→ Supplied data

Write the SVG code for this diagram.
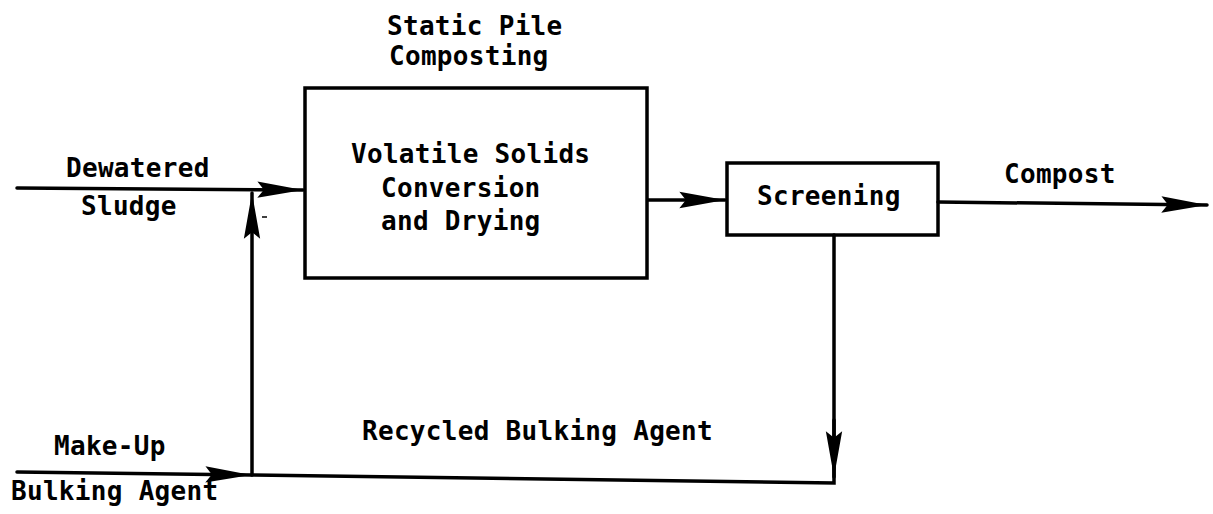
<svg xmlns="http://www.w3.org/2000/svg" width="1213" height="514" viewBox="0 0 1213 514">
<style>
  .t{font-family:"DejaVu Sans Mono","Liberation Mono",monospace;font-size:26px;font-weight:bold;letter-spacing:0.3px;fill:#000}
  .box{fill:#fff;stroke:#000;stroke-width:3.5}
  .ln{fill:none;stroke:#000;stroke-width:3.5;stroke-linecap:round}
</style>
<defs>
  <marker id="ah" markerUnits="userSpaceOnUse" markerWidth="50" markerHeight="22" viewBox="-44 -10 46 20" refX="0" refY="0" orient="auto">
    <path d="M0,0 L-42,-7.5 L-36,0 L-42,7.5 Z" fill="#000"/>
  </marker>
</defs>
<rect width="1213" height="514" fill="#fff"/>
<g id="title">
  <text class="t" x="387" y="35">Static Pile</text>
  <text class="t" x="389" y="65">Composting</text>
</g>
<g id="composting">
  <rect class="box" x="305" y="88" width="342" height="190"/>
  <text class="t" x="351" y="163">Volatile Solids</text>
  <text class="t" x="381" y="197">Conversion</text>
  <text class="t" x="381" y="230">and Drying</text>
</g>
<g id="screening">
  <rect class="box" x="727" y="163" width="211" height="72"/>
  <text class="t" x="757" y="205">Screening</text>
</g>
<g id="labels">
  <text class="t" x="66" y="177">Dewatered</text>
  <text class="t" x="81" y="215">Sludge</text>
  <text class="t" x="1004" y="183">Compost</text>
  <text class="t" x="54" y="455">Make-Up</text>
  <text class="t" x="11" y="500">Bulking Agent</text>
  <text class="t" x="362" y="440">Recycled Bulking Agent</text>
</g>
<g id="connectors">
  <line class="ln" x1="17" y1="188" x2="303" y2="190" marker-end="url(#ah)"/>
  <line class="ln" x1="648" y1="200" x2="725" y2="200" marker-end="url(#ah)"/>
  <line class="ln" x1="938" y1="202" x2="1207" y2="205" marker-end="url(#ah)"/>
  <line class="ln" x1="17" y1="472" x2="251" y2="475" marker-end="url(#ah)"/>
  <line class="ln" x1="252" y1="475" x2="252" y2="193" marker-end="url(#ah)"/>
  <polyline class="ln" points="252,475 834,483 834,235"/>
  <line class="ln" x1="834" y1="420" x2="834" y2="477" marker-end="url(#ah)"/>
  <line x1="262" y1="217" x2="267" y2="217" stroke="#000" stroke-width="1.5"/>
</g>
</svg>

→ Problem requirements
Restate the whole listing above exactly, please, omitting every image.

→ Answer to this problem
Write the SVG code for this diagram.
<svg xmlns="http://www.w3.org/2000/svg" width="1213" height="514" viewBox="0 0 1213 514">
<style>
  .t{font-family:"DejaVu Sans Mono","Liberation Mono",monospace;font-size:26px;font-weight:bold;letter-spacing:0.3px;fill:#000}
  .box{fill:#fff;stroke:#000;stroke-width:3.5}
  .ln{fill:none;stroke:#000;stroke-width:3.5;stroke-linecap:round}
</style>
<defs>
  <marker id="ah" markerUnits="userSpaceOnUse" markerWidth="50" markerHeight="22" viewBox="-44 -10 46 20" refX="0" refY="0" orient="auto">
    <path d="M0,0 L-42,-7.5 L-36,0 L-42,7.5 Z" fill="#000"/>
  </marker>
</defs>
<rect width="1213" height="514" fill="#fff"/>
<g id="title">
  <text class="t" x="387" y="35">Static Pile</text>
  <text class="t" x="389" y="65">Composting</text>
</g>
<g id="composting">
  <rect class="box" x="305" y="88" width="342" height="190"/>
  <text class="t" x="351" y="163">Volatile Solids</text>
  <text class="t" x="381" y="197">Conversion</text>
  <text class="t" x="381" y="230">and Drying</text>
</g>
<g id="screening">
  <rect class="box" x="727" y="163" width="211" height="72"/>
  <text class="t" x="757" y="205">Screening</text>
</g>
<g id="labels">
  <text class="t" x="66" y="177">Dewatered</text>
  <text class="t" x="81" y="215">Sludge</text>
  <text class="t" x="1004" y="183">Compost</text>
  <text class="t" x="54" y="455">Make-Up</text>
  <text class="t" x="11" y="500">Bulking Agent</text>
  <text class="t" x="362" y="440">Recycled Bulking Agent</text>
</g>
<g id="connectors">
  <line class="ln" x1="17" y1="188" x2="303" y2="190" marker-end="url(#ah)"/>
  <line class="ln" x1="648" y1="200" x2="725" y2="200" marker-end="url(#ah)"/>
  <line class="ln" x1="938" y1="202" x2="1207" y2="205" marker-end="url(#ah)"/>
  <line class="ln" x1="17" y1="472" x2="251" y2="475" marker-end="url(#ah)"/>
  <line class="ln" x1="252" y1="475" x2="252" y2="193" marker-end="url(#ah)"/>
  <polyline class="ln" points="252,475 834,483 834,235"/>
  <line class="ln" x1="834" y1="420" x2="834" y2="477" marker-end="url(#ah)"/>
  <line x1="262" y1="217" x2="267" y2="217" stroke="#000" stroke-width="1.5"/>
</g>
</svg>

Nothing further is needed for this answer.